[STATED GOAL] Leave out all pictures and return, exactly as written, the lines from the line containing "Give me the matplotlib source for this chart." to the line containing "a_low_c = [19]", both ends kept.

[DATA SHOWN]
-- Begin --
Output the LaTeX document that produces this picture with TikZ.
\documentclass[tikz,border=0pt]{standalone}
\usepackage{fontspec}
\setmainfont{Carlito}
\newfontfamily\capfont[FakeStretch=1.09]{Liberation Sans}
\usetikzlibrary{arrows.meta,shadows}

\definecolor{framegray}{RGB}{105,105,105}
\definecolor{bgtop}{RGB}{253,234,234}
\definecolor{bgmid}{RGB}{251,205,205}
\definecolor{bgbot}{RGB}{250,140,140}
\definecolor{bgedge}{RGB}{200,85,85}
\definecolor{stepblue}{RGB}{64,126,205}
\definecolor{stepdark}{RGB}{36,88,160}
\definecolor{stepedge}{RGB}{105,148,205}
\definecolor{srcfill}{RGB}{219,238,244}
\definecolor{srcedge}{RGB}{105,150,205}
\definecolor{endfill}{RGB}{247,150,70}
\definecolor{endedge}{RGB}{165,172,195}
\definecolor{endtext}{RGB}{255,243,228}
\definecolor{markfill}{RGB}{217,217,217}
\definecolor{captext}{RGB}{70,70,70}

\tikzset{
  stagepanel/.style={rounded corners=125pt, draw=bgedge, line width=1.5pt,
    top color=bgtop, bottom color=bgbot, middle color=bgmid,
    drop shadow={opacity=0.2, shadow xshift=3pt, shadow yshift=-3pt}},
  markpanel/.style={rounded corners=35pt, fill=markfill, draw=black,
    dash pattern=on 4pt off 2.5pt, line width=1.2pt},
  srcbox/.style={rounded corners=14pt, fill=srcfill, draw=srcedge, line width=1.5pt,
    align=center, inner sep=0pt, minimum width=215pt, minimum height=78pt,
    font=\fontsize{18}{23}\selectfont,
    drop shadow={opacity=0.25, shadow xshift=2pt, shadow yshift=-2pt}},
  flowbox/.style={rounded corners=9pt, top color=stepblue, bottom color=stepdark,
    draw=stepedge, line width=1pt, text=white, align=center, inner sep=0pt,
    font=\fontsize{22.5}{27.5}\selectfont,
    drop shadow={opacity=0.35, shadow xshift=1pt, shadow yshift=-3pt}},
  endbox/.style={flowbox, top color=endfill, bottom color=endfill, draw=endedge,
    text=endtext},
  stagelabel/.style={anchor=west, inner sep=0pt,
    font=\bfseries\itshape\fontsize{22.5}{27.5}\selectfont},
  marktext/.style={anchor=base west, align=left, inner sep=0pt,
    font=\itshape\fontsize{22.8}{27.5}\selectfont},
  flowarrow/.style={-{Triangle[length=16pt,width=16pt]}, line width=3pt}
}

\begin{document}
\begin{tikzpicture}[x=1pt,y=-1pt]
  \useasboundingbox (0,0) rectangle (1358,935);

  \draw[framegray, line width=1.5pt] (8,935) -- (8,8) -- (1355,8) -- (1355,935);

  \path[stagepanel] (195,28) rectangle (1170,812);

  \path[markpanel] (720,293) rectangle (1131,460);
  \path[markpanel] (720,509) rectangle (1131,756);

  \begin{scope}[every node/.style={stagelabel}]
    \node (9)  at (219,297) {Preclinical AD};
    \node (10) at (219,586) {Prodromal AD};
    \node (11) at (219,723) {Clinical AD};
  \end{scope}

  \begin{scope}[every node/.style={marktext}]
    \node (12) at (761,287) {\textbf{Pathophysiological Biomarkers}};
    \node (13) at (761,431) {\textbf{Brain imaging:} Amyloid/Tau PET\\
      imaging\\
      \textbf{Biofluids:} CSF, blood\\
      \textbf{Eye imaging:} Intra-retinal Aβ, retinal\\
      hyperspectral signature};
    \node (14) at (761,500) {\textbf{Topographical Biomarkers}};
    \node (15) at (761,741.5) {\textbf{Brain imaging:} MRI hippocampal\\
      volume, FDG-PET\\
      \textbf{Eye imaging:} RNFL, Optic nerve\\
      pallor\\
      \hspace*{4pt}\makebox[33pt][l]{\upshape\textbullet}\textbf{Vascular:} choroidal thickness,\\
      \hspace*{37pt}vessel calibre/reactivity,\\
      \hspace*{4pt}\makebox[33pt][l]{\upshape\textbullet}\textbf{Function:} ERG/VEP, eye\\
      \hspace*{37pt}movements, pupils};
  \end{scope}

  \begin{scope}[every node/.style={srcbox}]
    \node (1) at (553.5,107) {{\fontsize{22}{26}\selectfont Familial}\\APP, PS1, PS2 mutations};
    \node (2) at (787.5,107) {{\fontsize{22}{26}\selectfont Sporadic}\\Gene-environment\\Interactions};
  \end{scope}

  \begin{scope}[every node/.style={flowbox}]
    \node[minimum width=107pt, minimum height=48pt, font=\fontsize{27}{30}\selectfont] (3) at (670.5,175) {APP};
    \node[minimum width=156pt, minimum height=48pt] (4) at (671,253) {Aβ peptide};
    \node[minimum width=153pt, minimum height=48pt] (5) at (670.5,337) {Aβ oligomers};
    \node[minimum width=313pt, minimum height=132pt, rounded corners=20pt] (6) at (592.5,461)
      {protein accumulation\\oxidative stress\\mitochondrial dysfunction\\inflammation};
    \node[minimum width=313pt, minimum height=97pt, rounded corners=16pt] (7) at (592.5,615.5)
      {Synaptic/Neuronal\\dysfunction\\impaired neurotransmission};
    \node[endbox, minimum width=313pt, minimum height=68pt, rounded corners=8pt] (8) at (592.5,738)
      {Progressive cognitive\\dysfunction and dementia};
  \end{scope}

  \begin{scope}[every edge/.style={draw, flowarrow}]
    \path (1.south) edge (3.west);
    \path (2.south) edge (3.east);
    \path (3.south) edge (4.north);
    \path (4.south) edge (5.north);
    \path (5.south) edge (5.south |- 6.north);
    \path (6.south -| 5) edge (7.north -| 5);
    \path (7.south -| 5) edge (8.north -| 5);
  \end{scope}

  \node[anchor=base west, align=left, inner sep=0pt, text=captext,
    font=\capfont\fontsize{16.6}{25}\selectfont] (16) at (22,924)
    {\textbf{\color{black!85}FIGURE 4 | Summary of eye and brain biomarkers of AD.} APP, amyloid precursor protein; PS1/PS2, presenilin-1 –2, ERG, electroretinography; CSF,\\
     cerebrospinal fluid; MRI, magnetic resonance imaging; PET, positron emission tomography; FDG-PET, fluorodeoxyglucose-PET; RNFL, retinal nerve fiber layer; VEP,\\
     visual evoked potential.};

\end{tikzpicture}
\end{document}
-- End --
-- Begin --
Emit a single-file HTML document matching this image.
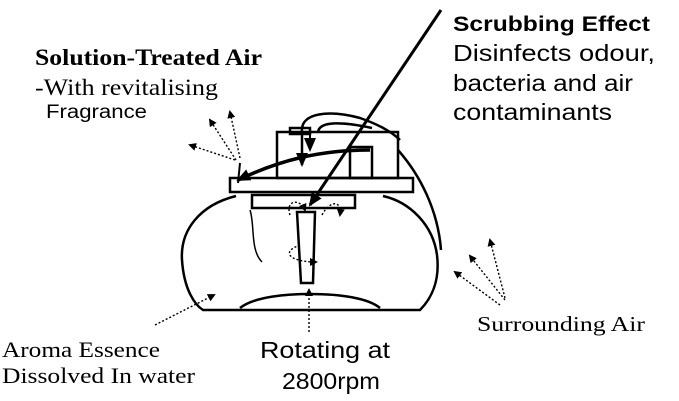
-- End --
-- Begin --
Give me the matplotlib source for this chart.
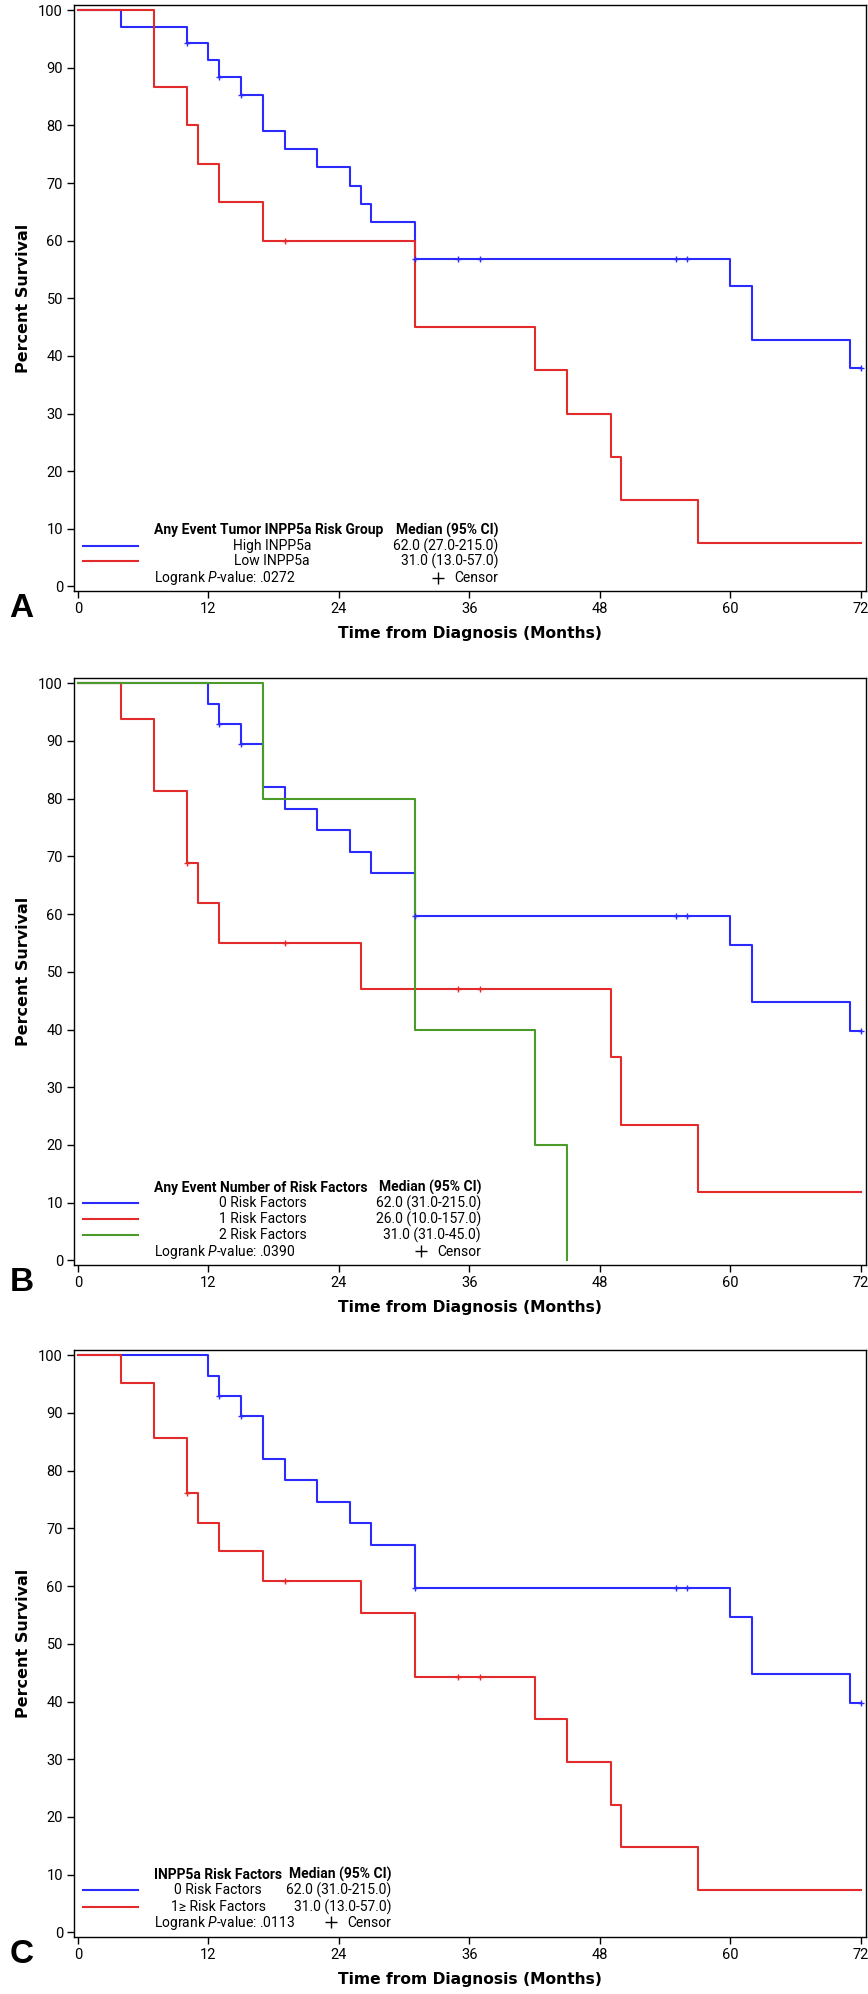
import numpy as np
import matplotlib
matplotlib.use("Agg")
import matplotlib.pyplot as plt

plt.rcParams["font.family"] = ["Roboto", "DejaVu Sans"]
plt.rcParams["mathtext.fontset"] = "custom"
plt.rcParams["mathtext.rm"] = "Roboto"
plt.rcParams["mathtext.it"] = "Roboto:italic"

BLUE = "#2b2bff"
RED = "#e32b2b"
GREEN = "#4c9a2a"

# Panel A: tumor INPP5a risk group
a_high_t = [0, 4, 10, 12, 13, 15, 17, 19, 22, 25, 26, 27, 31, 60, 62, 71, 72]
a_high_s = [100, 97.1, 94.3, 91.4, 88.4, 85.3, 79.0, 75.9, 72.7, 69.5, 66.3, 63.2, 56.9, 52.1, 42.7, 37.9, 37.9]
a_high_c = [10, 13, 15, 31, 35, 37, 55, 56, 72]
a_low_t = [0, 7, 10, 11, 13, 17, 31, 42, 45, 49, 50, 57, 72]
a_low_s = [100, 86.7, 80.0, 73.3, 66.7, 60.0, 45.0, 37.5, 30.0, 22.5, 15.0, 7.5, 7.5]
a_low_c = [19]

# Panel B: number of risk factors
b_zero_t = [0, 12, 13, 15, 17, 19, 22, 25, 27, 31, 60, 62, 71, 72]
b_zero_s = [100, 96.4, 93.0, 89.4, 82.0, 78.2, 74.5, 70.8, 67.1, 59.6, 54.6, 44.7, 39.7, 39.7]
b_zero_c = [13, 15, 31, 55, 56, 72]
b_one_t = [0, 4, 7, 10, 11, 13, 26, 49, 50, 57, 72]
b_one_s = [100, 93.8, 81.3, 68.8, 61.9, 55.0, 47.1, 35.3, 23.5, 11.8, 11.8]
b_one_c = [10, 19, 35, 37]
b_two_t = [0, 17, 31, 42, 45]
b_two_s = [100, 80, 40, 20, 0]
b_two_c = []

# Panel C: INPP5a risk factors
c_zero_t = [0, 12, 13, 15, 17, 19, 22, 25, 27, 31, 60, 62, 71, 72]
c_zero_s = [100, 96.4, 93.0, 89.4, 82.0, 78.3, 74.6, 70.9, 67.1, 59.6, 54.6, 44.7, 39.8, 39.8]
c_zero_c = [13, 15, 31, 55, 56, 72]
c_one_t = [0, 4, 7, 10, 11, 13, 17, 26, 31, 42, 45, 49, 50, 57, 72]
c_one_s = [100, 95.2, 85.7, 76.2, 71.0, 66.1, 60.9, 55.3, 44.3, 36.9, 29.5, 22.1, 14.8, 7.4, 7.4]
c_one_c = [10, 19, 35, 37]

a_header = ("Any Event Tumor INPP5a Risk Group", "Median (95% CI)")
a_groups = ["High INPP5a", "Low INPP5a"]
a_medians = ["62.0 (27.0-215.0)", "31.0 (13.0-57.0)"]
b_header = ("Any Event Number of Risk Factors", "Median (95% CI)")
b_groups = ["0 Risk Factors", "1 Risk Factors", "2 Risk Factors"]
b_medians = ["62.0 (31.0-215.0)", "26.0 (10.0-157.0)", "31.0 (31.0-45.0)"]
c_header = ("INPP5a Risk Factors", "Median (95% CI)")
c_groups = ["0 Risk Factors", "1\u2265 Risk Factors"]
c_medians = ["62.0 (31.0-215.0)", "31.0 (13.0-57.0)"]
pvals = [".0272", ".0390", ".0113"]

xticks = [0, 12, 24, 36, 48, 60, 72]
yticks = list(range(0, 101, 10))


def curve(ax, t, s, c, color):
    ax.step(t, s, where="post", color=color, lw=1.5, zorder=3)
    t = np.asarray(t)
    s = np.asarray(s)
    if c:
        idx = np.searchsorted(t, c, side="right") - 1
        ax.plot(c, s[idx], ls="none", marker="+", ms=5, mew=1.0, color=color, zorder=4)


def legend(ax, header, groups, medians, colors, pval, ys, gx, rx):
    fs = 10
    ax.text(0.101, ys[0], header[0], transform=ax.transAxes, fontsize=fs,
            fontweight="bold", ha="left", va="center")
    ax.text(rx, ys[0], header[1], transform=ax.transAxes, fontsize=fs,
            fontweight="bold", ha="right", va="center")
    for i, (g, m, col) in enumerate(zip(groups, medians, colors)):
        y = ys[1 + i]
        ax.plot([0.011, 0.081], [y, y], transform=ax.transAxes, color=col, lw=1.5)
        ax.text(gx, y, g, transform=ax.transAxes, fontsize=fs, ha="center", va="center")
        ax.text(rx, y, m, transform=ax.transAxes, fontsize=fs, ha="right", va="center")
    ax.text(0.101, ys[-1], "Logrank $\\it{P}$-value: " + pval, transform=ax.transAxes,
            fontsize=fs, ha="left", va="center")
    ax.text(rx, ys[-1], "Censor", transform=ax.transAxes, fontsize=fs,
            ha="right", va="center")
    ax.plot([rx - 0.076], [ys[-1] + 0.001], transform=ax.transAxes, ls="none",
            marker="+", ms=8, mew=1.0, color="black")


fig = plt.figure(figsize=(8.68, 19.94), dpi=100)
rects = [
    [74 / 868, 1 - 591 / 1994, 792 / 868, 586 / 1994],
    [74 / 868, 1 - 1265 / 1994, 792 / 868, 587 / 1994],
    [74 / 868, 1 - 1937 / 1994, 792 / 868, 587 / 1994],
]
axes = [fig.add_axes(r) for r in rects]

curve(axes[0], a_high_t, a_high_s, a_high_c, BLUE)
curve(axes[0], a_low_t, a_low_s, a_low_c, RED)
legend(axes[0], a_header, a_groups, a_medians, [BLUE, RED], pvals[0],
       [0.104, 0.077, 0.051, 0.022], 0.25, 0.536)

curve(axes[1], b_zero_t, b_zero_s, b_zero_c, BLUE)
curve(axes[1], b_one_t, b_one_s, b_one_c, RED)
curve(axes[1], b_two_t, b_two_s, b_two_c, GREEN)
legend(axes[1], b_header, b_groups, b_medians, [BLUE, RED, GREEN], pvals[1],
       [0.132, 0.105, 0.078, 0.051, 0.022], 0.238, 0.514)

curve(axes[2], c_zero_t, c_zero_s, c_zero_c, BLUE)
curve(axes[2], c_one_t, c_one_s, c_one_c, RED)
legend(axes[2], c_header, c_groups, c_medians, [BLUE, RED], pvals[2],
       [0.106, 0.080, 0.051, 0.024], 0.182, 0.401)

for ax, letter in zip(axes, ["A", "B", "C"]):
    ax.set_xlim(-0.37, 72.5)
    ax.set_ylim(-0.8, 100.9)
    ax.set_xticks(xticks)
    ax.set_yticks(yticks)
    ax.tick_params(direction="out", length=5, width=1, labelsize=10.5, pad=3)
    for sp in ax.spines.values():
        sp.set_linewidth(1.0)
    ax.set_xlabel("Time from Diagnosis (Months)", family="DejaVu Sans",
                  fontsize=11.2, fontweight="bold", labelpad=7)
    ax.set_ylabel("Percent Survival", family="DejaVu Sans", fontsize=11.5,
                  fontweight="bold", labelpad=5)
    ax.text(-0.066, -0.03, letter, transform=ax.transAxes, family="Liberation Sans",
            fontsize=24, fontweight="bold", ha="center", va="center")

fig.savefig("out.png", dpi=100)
-- End --
[EXPECTED ANSWER]
Give me the matplotlib source for this chart.
import numpy as np
import matplotlib
matplotlib.use("Agg")
import matplotlib.pyplot as plt

plt.rcParams["font.family"] = ["Roboto", "DejaVu Sans"]
plt.rcParams["mathtext.fontset"] = "custom"
plt.rcParams["mathtext.rm"] = "Roboto"
plt.rcParams["mathtext.it"] = "Roboto:italic"

BLUE = "#2b2bff"
RED = "#e32b2b"
GREEN = "#4c9a2a"

# Panel A: tumor INPP5a risk group
a_high_t = [0, 4, 10, 12, 13, 15, 17, 19, 22, 25, 26, 27, 31, 60, 62, 71, 72]
a_high_s = [100, 97.1, 94.3, 91.4, 88.4, 85.3, 79.0, 75.9, 72.7, 69.5, 66.3, 63.2, 56.9, 52.1, 42.7, 37.9, 37.9]
a_high_c = [10, 13, 15, 31, 35, 37, 55, 56, 72]
a_low_t = [0, 7, 10, 11, 13, 17, 31, 42, 45, 49, 50, 57, 72]
a_low_s = [100, 86.7, 80.0, 73.3, 66.7, 60.0, 45.0, 37.5, 30.0, 22.5, 15.0, 7.5, 7.5]
a_low_c = [19]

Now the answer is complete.